» Given instruction
Repeat the lines exactly from the line that contains "Generate a Python" through the line that contains "import plotly.graph_objects as go"; leave images out and add nothing.

» Records provided
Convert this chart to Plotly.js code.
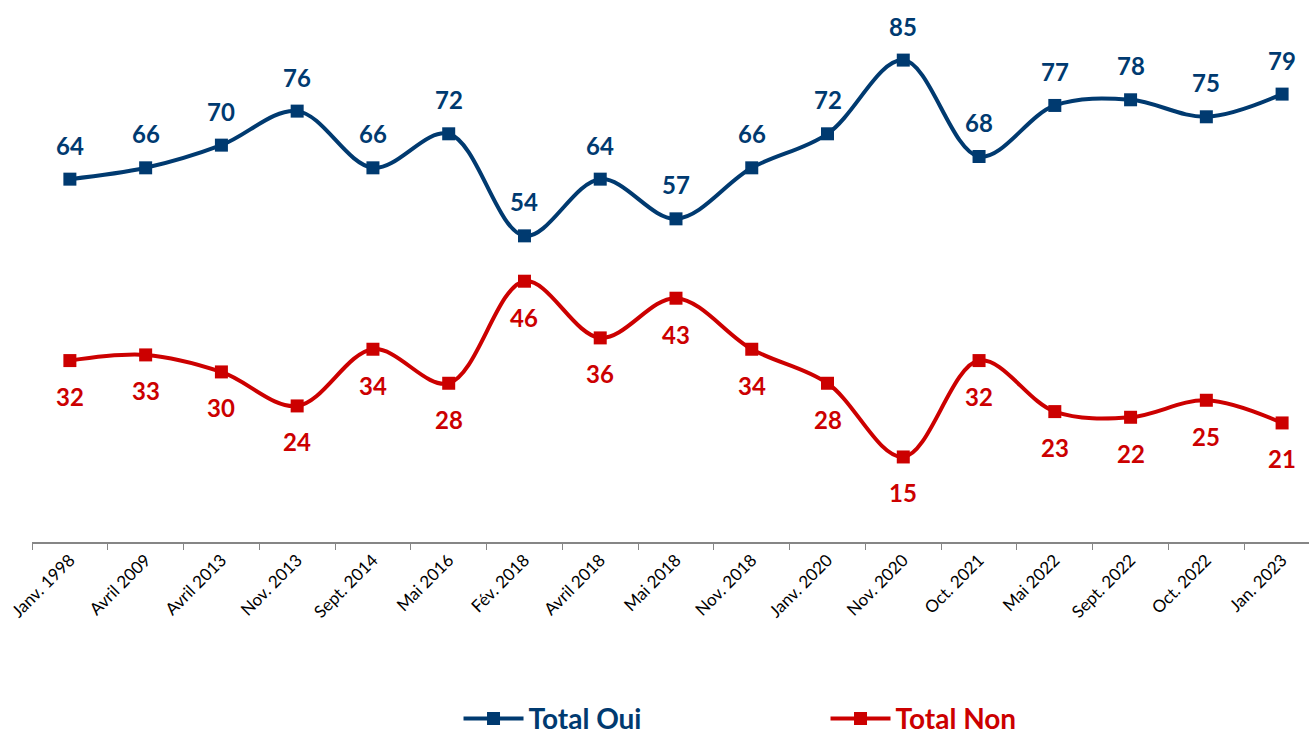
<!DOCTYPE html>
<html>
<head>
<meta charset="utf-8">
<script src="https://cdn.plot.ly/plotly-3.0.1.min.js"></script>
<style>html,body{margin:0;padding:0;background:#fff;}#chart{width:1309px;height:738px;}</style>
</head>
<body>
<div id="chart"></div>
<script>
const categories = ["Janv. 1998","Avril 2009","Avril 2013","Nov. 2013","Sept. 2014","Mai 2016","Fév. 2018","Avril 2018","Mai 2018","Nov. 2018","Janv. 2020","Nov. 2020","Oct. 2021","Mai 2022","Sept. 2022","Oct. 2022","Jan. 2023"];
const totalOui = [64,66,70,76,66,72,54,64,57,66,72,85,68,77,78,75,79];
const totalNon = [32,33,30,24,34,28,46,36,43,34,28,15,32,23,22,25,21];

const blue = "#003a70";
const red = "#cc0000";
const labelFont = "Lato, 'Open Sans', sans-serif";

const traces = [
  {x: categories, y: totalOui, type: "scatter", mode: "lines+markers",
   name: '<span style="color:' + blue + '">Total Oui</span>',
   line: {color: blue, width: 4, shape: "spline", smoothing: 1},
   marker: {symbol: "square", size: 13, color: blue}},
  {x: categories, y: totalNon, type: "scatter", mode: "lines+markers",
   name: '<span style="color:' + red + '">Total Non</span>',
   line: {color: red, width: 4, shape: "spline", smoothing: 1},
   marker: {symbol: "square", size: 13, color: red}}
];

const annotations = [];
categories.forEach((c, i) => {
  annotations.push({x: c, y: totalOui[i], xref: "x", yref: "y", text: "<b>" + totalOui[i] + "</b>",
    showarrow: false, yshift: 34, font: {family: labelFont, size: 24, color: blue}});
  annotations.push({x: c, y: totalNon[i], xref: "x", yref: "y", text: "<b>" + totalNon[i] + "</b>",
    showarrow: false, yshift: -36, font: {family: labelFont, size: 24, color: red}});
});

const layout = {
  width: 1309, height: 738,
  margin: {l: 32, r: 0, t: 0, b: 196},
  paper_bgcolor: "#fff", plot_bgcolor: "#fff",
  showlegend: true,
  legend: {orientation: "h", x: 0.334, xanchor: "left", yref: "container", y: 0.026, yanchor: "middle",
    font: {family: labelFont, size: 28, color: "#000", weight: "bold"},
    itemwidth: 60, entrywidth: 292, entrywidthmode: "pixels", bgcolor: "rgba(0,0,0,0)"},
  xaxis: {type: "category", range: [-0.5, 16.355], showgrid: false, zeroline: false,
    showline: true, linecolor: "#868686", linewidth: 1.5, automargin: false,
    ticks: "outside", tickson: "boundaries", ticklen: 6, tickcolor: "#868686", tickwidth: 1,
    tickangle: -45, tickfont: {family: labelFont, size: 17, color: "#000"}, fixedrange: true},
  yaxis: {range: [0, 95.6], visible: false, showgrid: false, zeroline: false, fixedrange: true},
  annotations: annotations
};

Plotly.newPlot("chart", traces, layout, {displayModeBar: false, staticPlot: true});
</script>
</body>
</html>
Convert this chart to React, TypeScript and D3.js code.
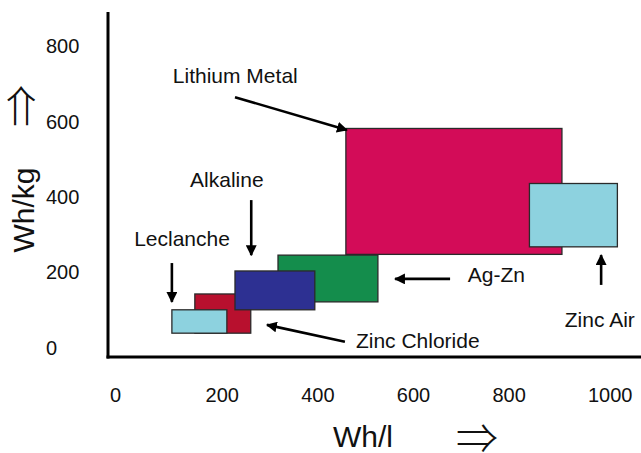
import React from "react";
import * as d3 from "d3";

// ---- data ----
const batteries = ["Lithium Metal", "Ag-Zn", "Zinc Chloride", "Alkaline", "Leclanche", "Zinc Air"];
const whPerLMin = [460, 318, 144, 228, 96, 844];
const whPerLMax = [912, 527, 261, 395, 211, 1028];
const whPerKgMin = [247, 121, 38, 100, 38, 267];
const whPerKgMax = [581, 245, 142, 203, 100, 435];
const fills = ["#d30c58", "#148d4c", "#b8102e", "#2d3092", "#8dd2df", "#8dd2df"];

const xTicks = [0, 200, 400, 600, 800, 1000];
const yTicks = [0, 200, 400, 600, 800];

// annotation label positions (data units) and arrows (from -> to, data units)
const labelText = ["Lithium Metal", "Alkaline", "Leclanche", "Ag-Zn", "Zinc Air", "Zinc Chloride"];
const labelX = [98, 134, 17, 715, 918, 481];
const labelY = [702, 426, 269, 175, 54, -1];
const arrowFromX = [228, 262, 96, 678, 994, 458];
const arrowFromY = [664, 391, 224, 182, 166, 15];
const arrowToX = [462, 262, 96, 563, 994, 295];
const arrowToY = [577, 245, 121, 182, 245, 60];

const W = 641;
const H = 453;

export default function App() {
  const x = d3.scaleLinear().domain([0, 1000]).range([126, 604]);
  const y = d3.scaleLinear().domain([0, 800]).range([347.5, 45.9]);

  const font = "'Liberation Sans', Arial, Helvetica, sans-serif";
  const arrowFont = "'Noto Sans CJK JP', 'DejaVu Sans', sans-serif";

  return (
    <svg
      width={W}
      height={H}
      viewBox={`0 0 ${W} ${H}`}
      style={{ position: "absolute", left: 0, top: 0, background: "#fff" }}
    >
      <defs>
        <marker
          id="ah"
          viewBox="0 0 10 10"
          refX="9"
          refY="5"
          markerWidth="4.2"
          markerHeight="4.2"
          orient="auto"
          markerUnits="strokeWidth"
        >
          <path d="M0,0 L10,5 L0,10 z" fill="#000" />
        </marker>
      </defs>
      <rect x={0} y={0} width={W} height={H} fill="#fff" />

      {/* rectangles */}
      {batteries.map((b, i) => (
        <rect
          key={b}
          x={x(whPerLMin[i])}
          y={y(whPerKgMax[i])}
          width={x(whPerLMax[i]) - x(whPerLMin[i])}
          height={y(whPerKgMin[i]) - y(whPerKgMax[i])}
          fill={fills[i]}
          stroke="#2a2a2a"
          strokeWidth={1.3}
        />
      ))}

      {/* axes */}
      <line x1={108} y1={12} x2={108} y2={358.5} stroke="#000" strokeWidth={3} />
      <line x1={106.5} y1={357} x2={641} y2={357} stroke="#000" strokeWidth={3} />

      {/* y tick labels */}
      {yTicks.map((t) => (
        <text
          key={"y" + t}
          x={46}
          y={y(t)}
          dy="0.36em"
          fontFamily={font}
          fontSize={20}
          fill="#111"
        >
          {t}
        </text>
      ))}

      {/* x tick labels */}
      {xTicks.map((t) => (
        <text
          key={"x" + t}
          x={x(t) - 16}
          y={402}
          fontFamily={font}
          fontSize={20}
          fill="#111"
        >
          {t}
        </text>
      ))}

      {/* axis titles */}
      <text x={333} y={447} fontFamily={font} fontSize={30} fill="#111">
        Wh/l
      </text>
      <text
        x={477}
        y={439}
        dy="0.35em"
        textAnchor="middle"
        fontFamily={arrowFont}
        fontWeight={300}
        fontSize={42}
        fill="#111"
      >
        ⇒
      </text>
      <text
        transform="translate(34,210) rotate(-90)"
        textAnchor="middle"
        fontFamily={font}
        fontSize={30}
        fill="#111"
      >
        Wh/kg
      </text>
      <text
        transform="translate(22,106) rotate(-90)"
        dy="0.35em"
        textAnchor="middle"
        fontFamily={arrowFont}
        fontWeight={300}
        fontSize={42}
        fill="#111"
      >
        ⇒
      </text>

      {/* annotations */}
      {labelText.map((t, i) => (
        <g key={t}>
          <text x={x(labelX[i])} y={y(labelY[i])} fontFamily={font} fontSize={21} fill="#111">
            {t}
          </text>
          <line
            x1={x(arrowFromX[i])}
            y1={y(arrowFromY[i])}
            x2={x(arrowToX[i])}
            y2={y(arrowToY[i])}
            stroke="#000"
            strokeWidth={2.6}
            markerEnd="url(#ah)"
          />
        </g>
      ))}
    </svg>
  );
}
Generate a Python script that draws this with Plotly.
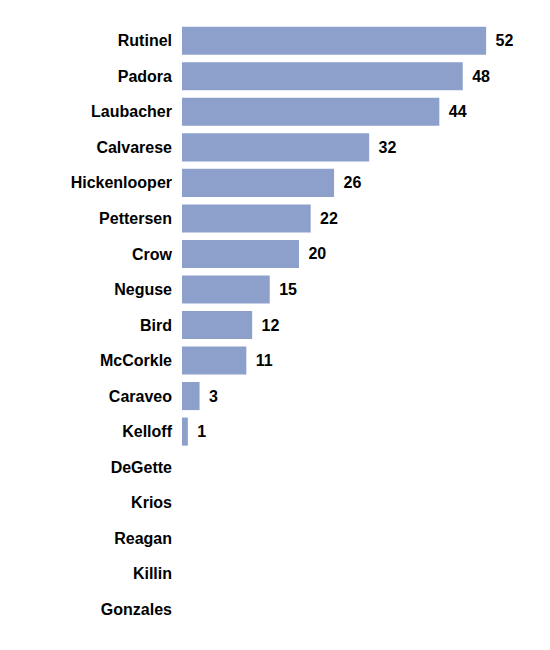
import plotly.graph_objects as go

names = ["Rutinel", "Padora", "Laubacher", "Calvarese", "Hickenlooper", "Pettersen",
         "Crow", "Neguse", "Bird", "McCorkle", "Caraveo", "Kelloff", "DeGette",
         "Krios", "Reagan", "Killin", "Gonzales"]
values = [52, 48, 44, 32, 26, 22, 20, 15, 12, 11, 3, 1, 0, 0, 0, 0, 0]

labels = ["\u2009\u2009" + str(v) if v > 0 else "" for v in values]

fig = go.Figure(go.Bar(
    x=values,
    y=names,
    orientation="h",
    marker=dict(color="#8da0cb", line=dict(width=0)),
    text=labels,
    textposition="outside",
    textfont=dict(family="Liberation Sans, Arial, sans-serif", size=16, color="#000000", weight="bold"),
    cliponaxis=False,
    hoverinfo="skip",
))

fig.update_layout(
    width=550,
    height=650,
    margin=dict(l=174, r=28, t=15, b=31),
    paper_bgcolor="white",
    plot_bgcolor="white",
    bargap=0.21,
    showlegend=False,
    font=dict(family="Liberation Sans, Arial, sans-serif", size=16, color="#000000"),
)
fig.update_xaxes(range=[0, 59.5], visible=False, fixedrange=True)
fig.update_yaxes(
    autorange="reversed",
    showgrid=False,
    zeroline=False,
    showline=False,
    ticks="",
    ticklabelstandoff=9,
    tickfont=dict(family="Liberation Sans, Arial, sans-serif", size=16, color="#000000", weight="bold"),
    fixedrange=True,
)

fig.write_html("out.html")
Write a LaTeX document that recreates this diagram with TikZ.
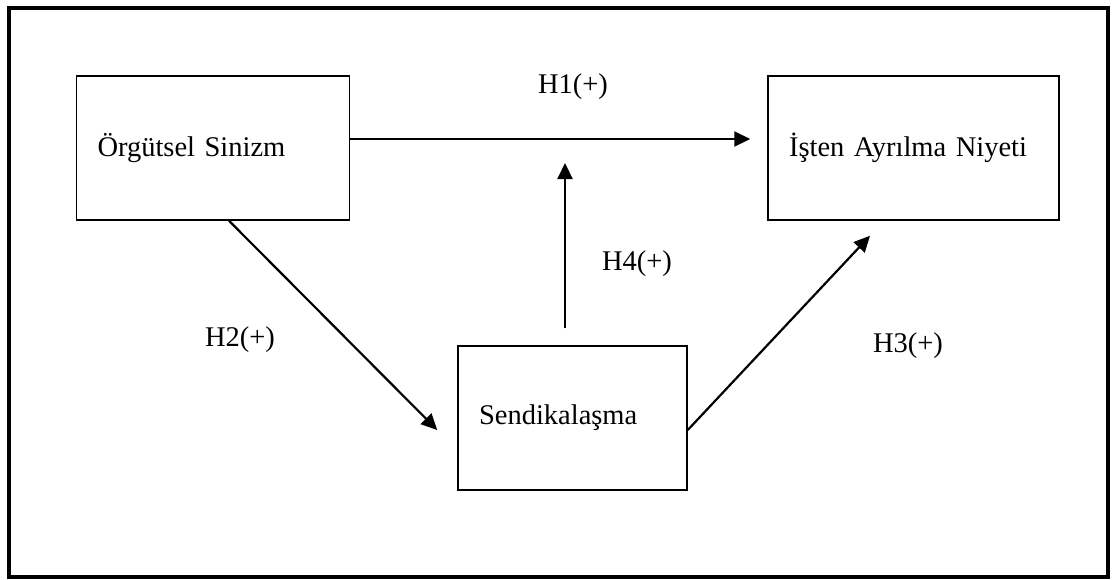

» Written answer
Generate a Python script that draws this with Plotly.
import plotly.graph_objects as go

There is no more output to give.